For our inequalities, we ended up with two simple expressions: \[ x \geq 5/2 \] or \[ x \leq 1/2 \].

In interval notation, these solutions look like this:

• The values of x that are less than or equal to \[ 1/2 \] are written as \[ (-\infty , \ 1/2] \].


• The values of x that are greater than or equal to \[ 5/2 \] are written as \[ [5/2 , \ \infty) \].

Putting it all together, the complete solution in interval notation is \[ (-\infty, 1/2] \cup [5/2, \infty) \].

Notice the brackets and parentheses: Use a square bracket \( [ \) or \( ] \) when the endpoint is included in the set and use a parenthesis \( ( \) or \( ) \) when it's not.

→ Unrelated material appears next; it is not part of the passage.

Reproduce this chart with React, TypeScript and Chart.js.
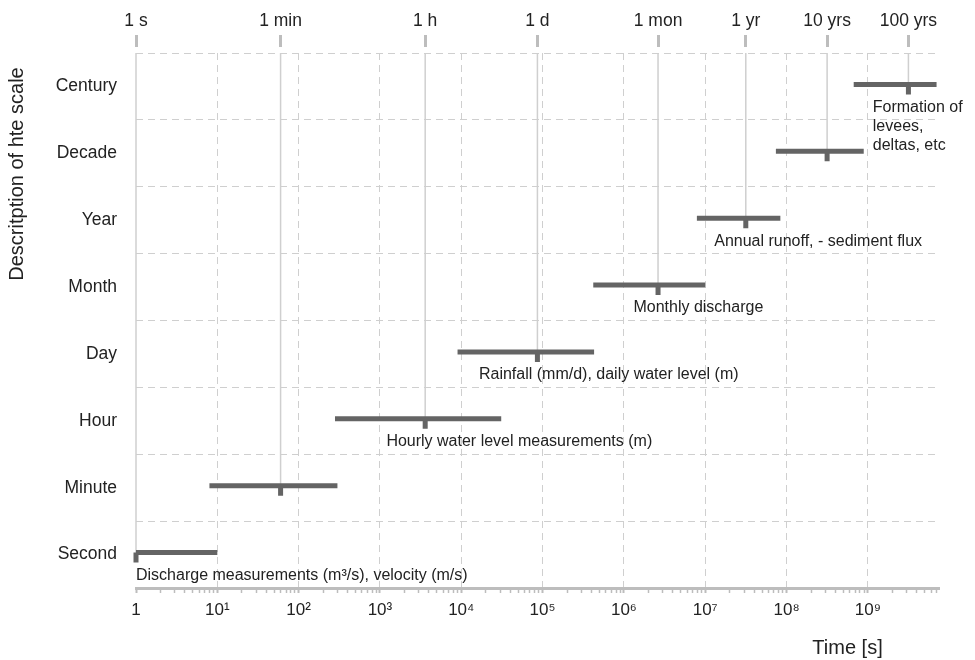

Graphing inequalities on a number line helps to visually understand the solution set. Here's how you do it:

1. Draw a number line with enough points to mark your critical numbers (like \( 1/2 \) and \( 5/2 \) in our problem).
2. For \[ x \leq 1/2 \], plot a closed dot on \[ 1/2 \] (because 1/2 is included in the solution set) and draw a line extending to the left, towards negative infinity.
3. For \[ x \geq 5/2 \], plot a closed dot on \[ 5/2 \] (because 5/2 is included in the solution set) and draw a line extending to the right, towards positive infinity.

This effectively shows that all values less than or equal to \[ 1/2 \] and greater than or equal to \[ 5/2 \] satisfy the original inequality \[ |2x - 3| \geq 2 \]. The graph becomes very handy when you are dealing with more complex inequalities or systems of inequalities.